December 18, 2020  By Nick Pearce, Local Journalism Initiative Reporter, The Star Phoenix

West Wind Aviation CEO Steve Smith says cheaper airfares could take flight in remote airports, pending a decision from the federal government.

He said lower fare costs depend on Transport Canada deciding whether runways in Saskatchewan communities like Fond du Lac and Wollaston Lake have a hard surface. If they do, aircraft taking off there can carry more weight — including passengers, cargo, and fuel — and allow the airline to lower some of its prices for those communities, he said.

“Because we can carry more people, our costs per seat go down,” he said.

“Right now, because are costs are quite high compared to what they could be, it’s expensive for us and our fares are higher than we would like them to be.”


He said planes carry the lion’s share of cargo into remote communities like Fond du Lac. That includes food, medicine and personal protective equipment used for COVID-19.

The community also has a winter road, but it’s a long drive to make deliveries, he noted.

West Wind has to lower its weight to use what’s considered gravel or soft surface runways. Smith said changing those limits may have downstream effects for issues like cost of living.

He credited the Saskatchewan Ministry of Highways for asking Ottawa to change the runway designation. West Wind plans to conduct tests with the ministry in the spring, in Wollaston Lake or Fond du Lac or both, to demonstrate its case to the federal government, he said.

Fred Antunes, deputy minister for highways, said he expects a decision from the federal government roughly in the next six months.

Antunes said the Fond du Lac runway has two layers of asphalt with gravel on top, which makes it a hard surface, not a soft gravel one.
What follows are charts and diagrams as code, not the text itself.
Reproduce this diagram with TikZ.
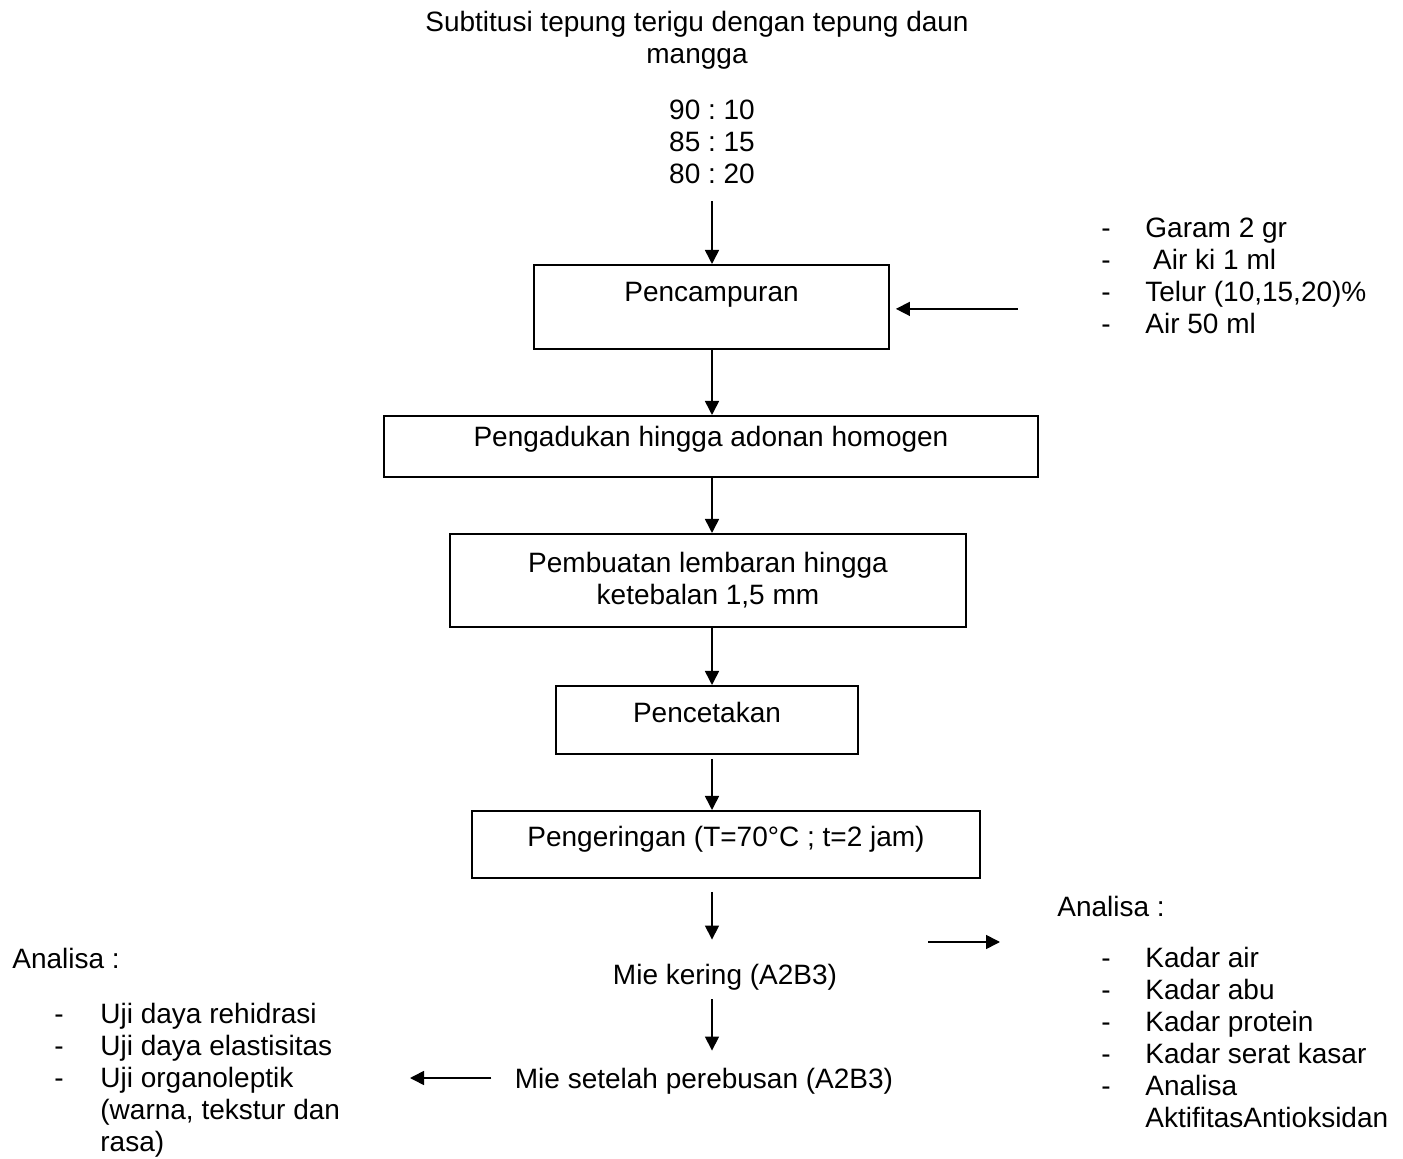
\documentclass[tikz,border=0pt]{standalone}
\usepackage{fontspec}
\setmainfont{Liberation Sans}
\usetikzlibrary{arrows.meta,calc}
\frenchspacing
\newcommand\lidash{\makebox[22pt][l]{-}}
\newcommand\lidashL{\makebox[23pt][l]{-}}
\begin{document}
\begin{tikzpicture}[x=0.5pt,y=-0.5pt,
  font=\fontsize{14}{16}\selectfont,
  box/.style={draw,line width=0.9pt,inner xsep=0pt,inner ysep=0pt,anchor=north},
  arr/.style={-{Triangle[length=7pt,width=7pt]},line width=0.8pt},
  txt/.style={inner sep=0pt}]
\useasboundingbox (0,0) rectangle (1403,1159);
\coordinate (ax) at (712,0);
% top texts
\node[txt,align=center] (title) at (697,40) {Subtitusi tepung terigu dengan tepung daun\\mangga};
\node[txt,align=center] (ratio) at (712,142) {90 : 10\\85 : 15\\80 : 20};
% boxes
\node[box,minimum width=177.5pt,text height=18.5pt,text depth=23.5pt] (b1) at (711.5,264) {Pencampuran};
\node[box,minimum width=327pt,text height=15.5pt,text depth=15pt] (b2) at (711,415) {Pengadukan hingga adonan homogen};
\node[box,minimum width=258pt,minimum height=46.5pt,align=center] (b3) at (708,533) {Pembuatan lembaran hingga\\ketebalan 1,5 mm};
\node[box,minimum width=151pt,text height=18.5pt,text depth=15.5pt] (b4) at (707,685) {Pencetakan};
\node[box,minimum width=254pt,text height=18pt,text depth=15.5pt] (b5) at (726,810) {Pengeringan (T=70°C ; t=2 jam)};
\node[txt] (mk) at (725,977) {Mie kering (A2B3)};
\node[txt] (ms) at (704,1081) {Mie setelah perebusan (A2B3)};
% side lists
\node[txt,anchor=north west,align=left] (ing) at (1101,218) {\lidash Garam 2 gr\\\lidash\ Air ki 1 ml\\\lidash Telur (10,15,20)\%\\\lidash Air 50 ml};
\node[txt,anchor=base west] (ra) at (1057,916) {Analisa :};
\node[txt,anchor=north west,align=left] (ral) at (1101,947) {\lidash Kadar air\\\lidash Kadar abu\\\lidash Kadar protein\\\lidash Kadar serat kasar\\\lidash Analisa\\\makebox[22pt]{}AktifitasAntioksidan};
\node[txt,anchor=base west] (la) at (12,968) {Analisa :};
\node[txt,anchor=north west,align=left] (lal) at (54,1003) {\lidashL Uji daya rehidrasi\\\lidashL Uji daya elastisitas\\\lidashL Uji organoleptik\\\makebox[23pt]{}(warna, tekstur dan\\\makebox[23pt]{}rasa)};
% connectors
\coordinate (rae) at (1000,942);
\coordinate (ras) at (928,942);
\coordinate (lae) at (410,1078);
\draw[arr] ($(ratio.south -| ax)+(0,17)$) -- (b1.north -| ax);
\draw[arr] ($(b1.east)+(128,2)$) -- ($(b1.east)+(6,2)$);
\draw[arr] (b1.south -| ax) -- (b2.north -| ax);
\draw[arr] (b2.south -| ax) -- (b3.north -| ax);
\draw[arr] (b3.south -| ax) -- (b4.north -| ax);
\draw[arr] ($(b4.south -| ax)+(0,4)$) -- (b5.north -| ax);
\draw[arr] ($(b5.south -| ax)+(0,13)$) -- ($(mk.north -| ax)+(0,-24)$);
\draw[arr] ($(mk.south -| ax)+(0,9)$) -- ($(ms.north -| ax)+(0,-17)$);
\draw[arr] (ras) -- (rae);
\draw[arr] ($(ms.west |- lae)+(-23,0)$) -- (lae);
\end{tikzpicture}
\end{document}
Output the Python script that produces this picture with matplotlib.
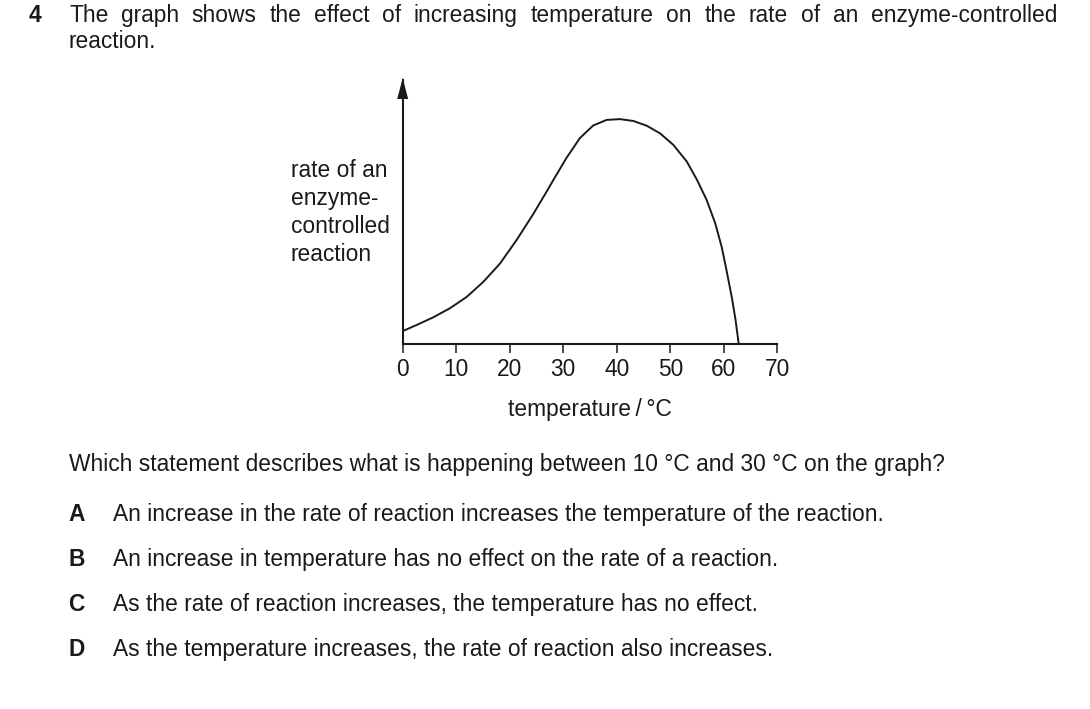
import matplotlib
matplotlib.use('Agg')
import matplotlib.pyplot as plt
from matplotlib.patches import Polygon
from matplotlib import font_manager

# ---- data ----
temperature = [0, 2.6, 5.7, 8.8, 12.0, 15.1, 18.2, 21.3, 24.4, 26.9, 28.1, 30.6,
               33.1, 35.6, 38.1, 40.6, 43.1, 45.6, 48.1, 50.6, 53.1, 55.0, 56.8,
               58.4, 59.6, 60.5, 61.5, 62.2, 62.8]
rate = [5.0, 7.3, 10.2, 13.6, 18.0, 23.7, 30.6, 39.5, 49.3, 57.8, 62.0, 70.5,
        78.0, 82.8, 84.9, 85.2, 84.5, 82.7, 79.8, 75.4, 69.1, 62.2, 54.6,
        45.8, 36.9, 28.1, 17.8, 9.2, 0.0]
x_ticks = [0, 10, 20, 30, 40, 50, 60, 70]
x_label = 'temperature\u2009/\u2009°C'
y_label_lines = ['rate of an', 'enzyme-', 'controlled', 'reaction']
q_number = '4'
intro_line1 = 'The graph shows the effect of increasing temperature on the rate of an enzyme-controlled'
intro_line2 = 'reaction.'
question = 'Which statement describes what is happening between 10 °C and 30 °C on the graph?'
option_letters = ['A', 'B', 'C', 'D']
option_texts = [
    'An increase in the rate of reaction increases the temperature of the reaction.',
    'An increase in temperature has no effect on the rate of a reaction.',
    'As the rate of reaction increases, the temperature has no effect.',
    'As the temperature increases, the rate of reaction also increases.',
]

W, H = 1090, 709
plt.rcParams['font.family'] = ['Liberation Sans', 'DejaVu Sans']
names = {f.name for f in font_manager.fontManager.ttflist}
narrow = 'Liberation Sans Narrow' if 'Liberation Sans Narrow' in names else 'Liberation Sans'

fig = plt.figure(figsize=(W / 100, H / 100), dpi=100)


def fx(px):
    return px / W


def fy(py):
    return 1 - py / H


INK = '#1a1a1a'
FS = 16.4

# ---- axes ----
x0, x1, ybot, ytop = 402.7, 777.3, 344.3, 80.0
ax = fig.add_axes([fx(x0), fy(ybot), (x1 - x0) / W, (ybot - ytop) / H])
ax.plot(temperature, rate, color=INK, lw=1.4, clip_on=False,
        solid_joinstyle='round', solid_capstyle='butt')
ax.set_xlim(0, 70)
ax.set_ylim(0, 100)
for s in ['top', 'right']:
    ax.spines[s].set_visible(False)
for s in ['left', 'bottom']:
    ax.spines[s].set_linewidth(1.5)
    ax.spines[s].set_color(INK)
ax.set_xticks(x_ticks)
ax.set_xticklabels([str(t) for t in x_ticks])
ax.set_yticks([])
ax.tick_params(axis='x', direction='out', length=6.5, width=1.1, pad=3.5,
               labelsize=FS, colors=INK)

# arrow head on y axis
fig.add_artist(Polygon([[fx(x0), fy(78)], [fx(x0 - 5.5), fy(99)], [fx(x0 + 5.5), fy(99)]],
                       closed=True, transform=fig.transFigure, color=INK, lw=0))

# y label
for i, line in enumerate(y_label_lines):
    fig.text(fx(291), fy(177 + 28 * i), line, fontsize=FS, color=INK, va='baseline', ha='left')

# x label
fig.text(fx(590), fy(416), x_label, fontsize=FS, color=INK, va='baseline', ha='center')

# ---- header text (justified first line) ----
fig.text(fx(29), fy(22), q_number, fontsize=FS, fontweight='bold', color=INK, va='baseline')
fig.canvas.draw()
r = fig.canvas.get_renderer()
words = intro_line1.split(' ')
tmp = [fig.text(0, 0, w, fontsize=FS, family=narrow, color=INK) for w in words]
widths = [t.get_window_extent(r).width for t in tmp]
for t in tmp:
    t.remove()
left, right = 69, 1057
gap = (right - left - sum(widths)) / (len(words) - 1)
xpos = left
for w, wd in zip(words, widths):
    fig.text(fx(xpos), fy(22), w, fontsize=FS, family=narrow, color=INK, va='baseline')
    xpos += wd + gap
fig.text(fx(69), fy(48), intro_line2, fontsize=FS, family=narrow, color=INK, va='baseline')

# ---- question ----
fig.text(fx(69), fy(471), question, fontsize=FS, color=INK, va='baseline')
for i, (L, txt) in enumerate(zip(option_letters, option_texts)):
    yb = 521 + 45 * i
    fig.text(fx(68), fy(yb), L, fontsize=FS, fontweight='bold', color=INK, va='baseline')
    fig.text(fx(113), fy(yb), txt, fontsize=FS, color=INK, va='baseline')

fig.savefig('out.png', dpi=100, facecolor='white')
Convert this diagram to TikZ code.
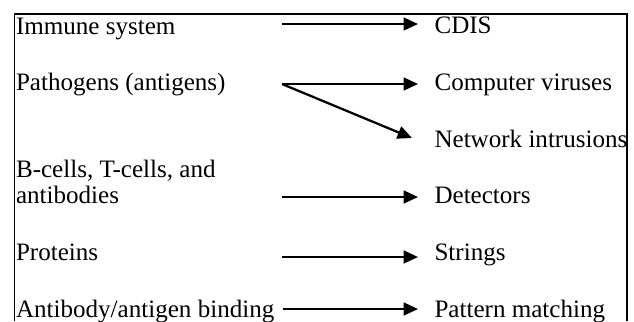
\documentclass[tikz,border=0pt]{standalone}
\RequirePackage{fontspec}
\setmainfont{Liberation Serif}
\RequirePackage{tikz}
\usetikzlibrary{arrows.meta}

\tikzset{
    maparrow/.style={line width=0.85pt,-{Triangle[length=5.4pt,width=4.8pt]}},
    lbl/.style={anchor=base west,inner sep=0pt,font=\fontsize{9.4}{9.4}\selectfont},
}

\begin{document}
\begin{tikzpicture}[x=0.375pt,y=-0.375pt]
                \useasboundingbox (0,0) rectangle (634,321);

                \draw[line width=0.6pt] (14.5,321) -- (14.5,14) -- (627,14) -- (627,321);

                \node[lbl] (immune) at (15.5,34) {Immune system};
                \node[lbl] (pathogens) at (15.5,90.5) {Pathogens (antigens)};
                \node[lbl,align=left] (cells) at (15.5,203) {B-cells, T-cells, and\\antibodies};
                \node[lbl] (proteins) at (15.5,260) {Proteins};
                \node[lbl] (binding) at (15.5,317) {Antibody/antigen binding};

                \node[lbl] (cdis) at (434,33.5) {CDIS};
                \node[lbl] (viruses) at (434,90.5) {Computer viruses};
                \node[lbl] (intrusions) at (434,147) {Network intrusions};
                \node[lbl] (detectors) at (434,203) {Detectors};
                \node[lbl] (strings) at (434,260) {Strings};
                \node[lbl] (matching) at (434,317) {Pattern matching};

                \coordinate (S1) at (282,24);
                \coordinate (E1) at (418,24);
                \coordinate (S2) at (282,84);
                \coordinate (E2) at (418,84);
                \coordinate (E3) at (412,138);
                \coordinate (S4) at (282,197);
                \coordinate (E4) at (418,197);
                \coordinate (S5) at (282,257);
                \coordinate (E5) at (418,257);
                \coordinate (S6) at (283,309);
                \coordinate (E6) at (418,309);

                \draw[maparrow] (S1) -- (E1);
                \draw[maparrow] (S2) -- (E2);
                \draw[maparrow] (S2) -- (E3);
                \draw[maparrow] (S4) -- (E4);
                \draw[maparrow] (S5) -- (E5);
                \draw[maparrow] (S6) -- (E6);
\end{tikzpicture}
\end{document}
Transport Canada defines a gravel runway as one made of clay, crushed stone or other soil materials. It says a paved runway is made of asphalt or cement concrete. It didn’t respond to a request for comment by press time.

“There’s maybe a misconception,” Antunes said. “They think that (if) it’s not (a) paved asphalt surface, you’re going to get loose stones and gravel falling off it. That doesn’t happen with these types of surfaces.”

Antunes said this type of runway is only used in Saskatchewan, but added it’s a cost-effective way to build a hard surface runway that could be applied to other northern communities currently using gravel.

He noted about 5,000 kilometres of provincial highway are built with roughly the same approach.

The airport at Fond du Lac is getting upgrades in the meantime, which the province expects to conclude in 2021.

If runways like Fond du Lac’s are recognized as hard surface, Smith said it could mean four to seven more passengers on flights in summer. In winter, it could mean nine to 10 more, “which is a big difference for us and for the communities.”